Pour Guy Vincent

Pour Guy Vincent

Guy Vincent vient de disparaître à l’âge de 85 ans. Professeur de sociologie à l’Université Lyon 2, il a formé nombre de sociologues plaçant au cœur de leurs recherches la question de la socialisation. Il fut un acteur central de la création (1976) du Groupe de Recherche sur la Socialisation et du renouvellement de l’analyse sociologique centrée sur les processus de socialisation. En effet, pour Guy Vincent et ses proches, traiter de la socialisation ne revenait pas à constituer un nouveau domaine spécialisé de la sociologie qui viendrait s’ajouter et peut-être concurrencer la « sociologie de l’éducation » ou encore la « sociologie de la famille ». Posant la socialisation comme un processus tramant l’ensemble des univers sociaux, transversal à diverses instances, il s’agissait justement de dépasser les découpages en sociologies spécialisées ou sectorielles et de définir les objets « autrement qu’en suivant les découpages institutionnels »[1]. Prendre pour objet la socialisation impliquait, pour Guy Vincent, une autre manière de faire de la sociologie, d’envisager le monde social en s’intéressant aux processus et à l’historicité du social[2]. Du même mouvement, il sortait le concept de socialisation de deux enfermements conjoints dans lequel la sociologie tendait à le contenir. En soulignant que la socialisation « est sans cesse en train de se faire, de se défaire et de se refaire autrement », on sortait d’une perspective, longtemps dominante, réduisant la socialisation à la production de l’enfant comme être social pour la traiter comme un processus continu et non strictement linéaire qui autorise les transformations comme les renforcements. En proposant, dans une formule large, que socialiser « c’est réaliser une certaine manière d’être ensemble et d’être au monde », on échappait aux conceptions fonctionnalistes et normatives qui encombrent encore nombre de dictionnaires de sciences sociales définissant la socialisation comme apprentissage des valeurs et des normes d’une société.

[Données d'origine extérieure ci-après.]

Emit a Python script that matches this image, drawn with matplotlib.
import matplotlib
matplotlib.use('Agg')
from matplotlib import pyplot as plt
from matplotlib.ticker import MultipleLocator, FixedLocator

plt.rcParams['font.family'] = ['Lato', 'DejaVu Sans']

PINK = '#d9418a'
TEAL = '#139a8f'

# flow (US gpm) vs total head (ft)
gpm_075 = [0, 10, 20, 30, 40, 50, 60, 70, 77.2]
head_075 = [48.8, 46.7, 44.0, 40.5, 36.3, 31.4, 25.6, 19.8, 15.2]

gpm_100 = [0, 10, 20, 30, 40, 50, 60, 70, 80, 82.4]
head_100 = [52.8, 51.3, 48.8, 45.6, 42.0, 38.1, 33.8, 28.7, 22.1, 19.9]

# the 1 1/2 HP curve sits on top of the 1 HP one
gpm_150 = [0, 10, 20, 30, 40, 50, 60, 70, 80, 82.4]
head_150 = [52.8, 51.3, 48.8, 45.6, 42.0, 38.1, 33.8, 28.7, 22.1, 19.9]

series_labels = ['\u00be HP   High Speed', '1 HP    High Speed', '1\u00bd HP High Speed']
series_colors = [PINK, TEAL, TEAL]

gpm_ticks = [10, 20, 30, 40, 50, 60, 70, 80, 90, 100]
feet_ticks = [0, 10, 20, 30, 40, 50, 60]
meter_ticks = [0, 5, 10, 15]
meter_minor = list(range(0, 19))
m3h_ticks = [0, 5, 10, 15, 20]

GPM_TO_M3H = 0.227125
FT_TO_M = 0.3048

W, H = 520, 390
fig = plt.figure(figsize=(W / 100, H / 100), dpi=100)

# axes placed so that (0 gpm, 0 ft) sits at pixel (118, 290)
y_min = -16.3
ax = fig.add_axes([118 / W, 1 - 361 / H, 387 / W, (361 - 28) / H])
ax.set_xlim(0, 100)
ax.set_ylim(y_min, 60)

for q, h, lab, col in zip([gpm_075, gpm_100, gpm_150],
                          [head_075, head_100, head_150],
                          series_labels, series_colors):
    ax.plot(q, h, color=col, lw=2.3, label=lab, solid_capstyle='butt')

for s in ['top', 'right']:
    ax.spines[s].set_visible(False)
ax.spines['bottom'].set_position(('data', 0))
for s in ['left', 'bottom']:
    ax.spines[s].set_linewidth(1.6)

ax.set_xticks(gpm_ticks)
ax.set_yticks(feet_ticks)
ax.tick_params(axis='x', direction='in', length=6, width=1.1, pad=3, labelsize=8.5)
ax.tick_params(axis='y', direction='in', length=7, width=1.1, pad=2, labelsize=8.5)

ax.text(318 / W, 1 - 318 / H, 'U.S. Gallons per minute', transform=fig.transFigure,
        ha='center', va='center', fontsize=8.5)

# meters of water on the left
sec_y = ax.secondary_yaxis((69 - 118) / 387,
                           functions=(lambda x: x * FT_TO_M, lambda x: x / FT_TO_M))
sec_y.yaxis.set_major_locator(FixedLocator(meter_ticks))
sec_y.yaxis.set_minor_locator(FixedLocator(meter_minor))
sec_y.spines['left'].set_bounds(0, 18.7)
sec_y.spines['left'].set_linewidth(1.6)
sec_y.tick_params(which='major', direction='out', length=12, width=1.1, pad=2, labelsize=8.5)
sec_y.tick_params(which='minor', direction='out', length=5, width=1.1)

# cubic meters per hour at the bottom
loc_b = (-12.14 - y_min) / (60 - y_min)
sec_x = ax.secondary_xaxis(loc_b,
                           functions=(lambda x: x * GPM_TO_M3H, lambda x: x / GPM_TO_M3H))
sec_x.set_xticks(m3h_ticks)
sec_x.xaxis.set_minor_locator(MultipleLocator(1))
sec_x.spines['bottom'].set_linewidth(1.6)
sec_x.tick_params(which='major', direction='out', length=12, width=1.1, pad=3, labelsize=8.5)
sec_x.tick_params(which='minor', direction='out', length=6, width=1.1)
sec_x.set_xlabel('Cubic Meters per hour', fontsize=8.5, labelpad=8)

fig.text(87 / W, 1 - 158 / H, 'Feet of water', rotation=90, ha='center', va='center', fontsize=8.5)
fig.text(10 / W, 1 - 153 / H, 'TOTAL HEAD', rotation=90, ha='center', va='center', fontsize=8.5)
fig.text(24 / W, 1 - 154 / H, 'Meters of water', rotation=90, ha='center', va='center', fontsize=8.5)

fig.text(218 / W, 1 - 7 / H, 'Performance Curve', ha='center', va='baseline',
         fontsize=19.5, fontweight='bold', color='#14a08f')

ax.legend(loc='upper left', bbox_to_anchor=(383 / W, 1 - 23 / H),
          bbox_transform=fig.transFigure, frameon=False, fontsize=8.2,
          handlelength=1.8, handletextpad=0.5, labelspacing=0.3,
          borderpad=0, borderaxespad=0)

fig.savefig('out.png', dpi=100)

Guy Vincent est surtout connu pour le concept de forme scolaire qu’il a développé dans sa thèse d’État à partir d’un travail socio-historique sur l’école primaire française[3]. Loin de rabattre son objet dans l’école comme institution (« la notion de forme scolaire n’est pas une manière plus savante de dire “école” »), ses travaux sur la forme scolaire se donnent pour objectif d’« étudier si l’on peut définir par la prééminence de la forme scolaire, – distinguée des institutions et des groupes -, un mode de socialisation qui serait propre au type de société constitué en Europe à partir du 17e siècle » et proposent l’analyse d’une nouvelle forme de relations sociales et de socialisation qui émerge progressivement en lien avec « une restructuration du champ politico-religieux ». Ainsi, avec le concept de forme scolaire, Guy Vincent ouvrait la possibilité d’analyser comment un mode de socialisation se constitue historiquement et peut prendre une place dominante au point d’imprégner de larges secteurs du monde social au-delà de l’institution (l’école) auquel il est associé. Il permettait également l’analyse de la diversité des modes et logiques de socialisation, leurs rencontres et frottements, etc., auquel nous sommes quelques-uns à nous être attelés.

Sylvia Faure, professeure de sociologie, Université Lyon 2

Rachel Gasparini, MCF de sociologie, Université Lyon 1

Gaële Henri-Panabière, MCF de sociologie, Université Paris Descartes

Bernard Lahire, professeur de sociologie, ENS de Lyon

Mathias Millet, professeur de sociologie, Université de Tours

Fanny Renard, MCF de sociologie, Université de Poitiers

Daniel Thin, professeur émérite de sociologie

Stéphanie Tralongo, MCF de sociologie, Université Lyon 2


[1] Guy Vincent, « Avant-propos », in Actes de la table ronde « analyse des modes de socialisation, confrontations et perspectives – 4 et 5 février 1988, GRS – CNRS – Université Lyon 2.
[2] Le GRS a d’abord été nommé « Groupe de recherche sur le procès de socialisation ».
[3] Guy Vincent, L’École primaire française, Lyon, PUL, 1980.